- **Supplied information**
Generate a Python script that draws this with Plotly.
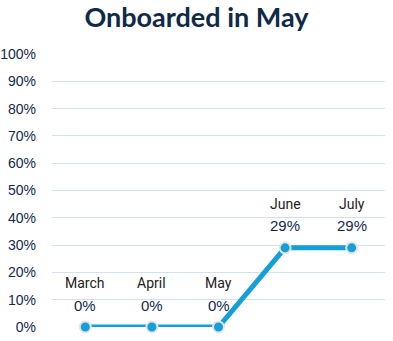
import plotly.graph_objects as go

# Share of staff onboarded, by month
months = ["March", "April", "May", "June", "July"]
values = [0.0, 0.0, 0.0, 0.29, 0.29]
value_labels = ["0%", "0%", "0%", "29%", "29%"]

line_color = "#159fd8"
navy = "#13294b"

fig = go.Figure()
fig.add_trace(go.Scatter(
    x=months, y=values, mode="lines+markers",
    line=dict(color=line_color, width=5),
    marker=dict(size=11, color=line_color, line=dict(color="#e4e4e4", width=2)),
    cliponaxis=False, hoverinfo="skip", showlegend=False,
))

annotations = []
for m, v, lab in zip(months, values, value_labels):
    annotations.append(dict(x=m, y=v, xref="x", yref="y", text=m, showarrow=False,
                            yshift=44, font=dict(family="Roboto", size=14, color="#222222")))
    annotations.append(dict(x=m, y=v, xref="x", yref="y", text=lab, showarrow=False,
                            yshift=22, font=dict(family="Liberation Sans", size=15, color=navy)))

fig.update_layout(
    width=393, height=341,
    margin=dict(l=52, r=8, t=54, b=14),
    paper_bgcolor="white", plot_bgcolor="white",
    title=dict(text="<b>Onboarded in May</b>", x=0.5, xanchor="center", y=0.948, yanchor="middle",
               font=dict(family="Lato", size=27, color="#0f2a47")),
    xaxis=dict(showgrid=False, showticklabels=False, zeroline=False, showline=False,
               range=[-0.5, 4.5], automargin=False),
    yaxis=dict(range=[0, 1], dtick=0.1, tickformat=".0%", gridcolor="#cfe2f3", gridwidth=1,
               zeroline=False, showline=False, ticks="", ticklabelstandoff=15, automargin=False,
               tickfont=dict(family="Liberation Sans", size=14, color=navy)),
    annotations=annotations,
)

fig.write_html("out.html")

- **Exercise**
Except for the pictures, give all the material above again verbatim.

- **Correct response**
Generate a Python script that draws this with Plotly.
import plotly.graph_objects as go

# Share of staff onboarded, by month
months = ["March", "April", "May", "June", "July"]
values = [0.0, 0.0, 0.0, 0.29, 0.29]
value_labels = ["0%", "0%", "0%", "29%", "29%"]

line_color = "#159fd8"
navy = "#13294b"

fig = go.Figure()
fig.add_trace(go.Scatter(
    x=months, y=values, mode="lines+markers",
    line=dict(color=line_color, width=5),
    marker=dict(size=11, color=line_color, line=dict(color="#e4e4e4", width=2)),
    cliponaxis=False, hoverinfo="skip", showlegend=False,
))

annotations = []
for m, v, lab in zip(months, values, value_labels):
    annotations.append(dict(x=m, y=v, xref="x", yref="y", text=m, showarrow=False,
                            yshift=44, font=dict(family="Roboto", size=14, color="#222222")))
    annotations.append(dict(x=m, y=v, xref="x", yref="y", text=lab, showarrow=False,
                            yshift=22, font=dict(family="Liberation Sans", size=15, color=navy)))

fig.update_layout(
    width=393, height=341,
    margin=dict(l=52, r=8, t=54, b=14),
    paper_bgcolor="white", plot_bgcolor="white",
    title=dict(text="<b>Onboarded in May</b>", x=0.5, xanchor="center", y=0.948, yanchor="middle",
               font=dict(family="Lato", size=27, color="#0f2a47")),
    xaxis=dict(showgrid=False, showticklabels=False, zeroline=False, showline=False,
               range=[-0.5, 4.5], automargin=False),
    yaxis=dict(range=[0, 1], dtick=0.1, tickformat=".0%", gridcolor="#cfe2f3", gridwidth=1,
               zeroline=False, showline=False, ticks="", ticklabelstandoff=15, automargin=False,
               tickfont=dict(family="Liberation Sans", size=14, color=navy)),
    annotations=annotations,
)

fig.write_html("out.html")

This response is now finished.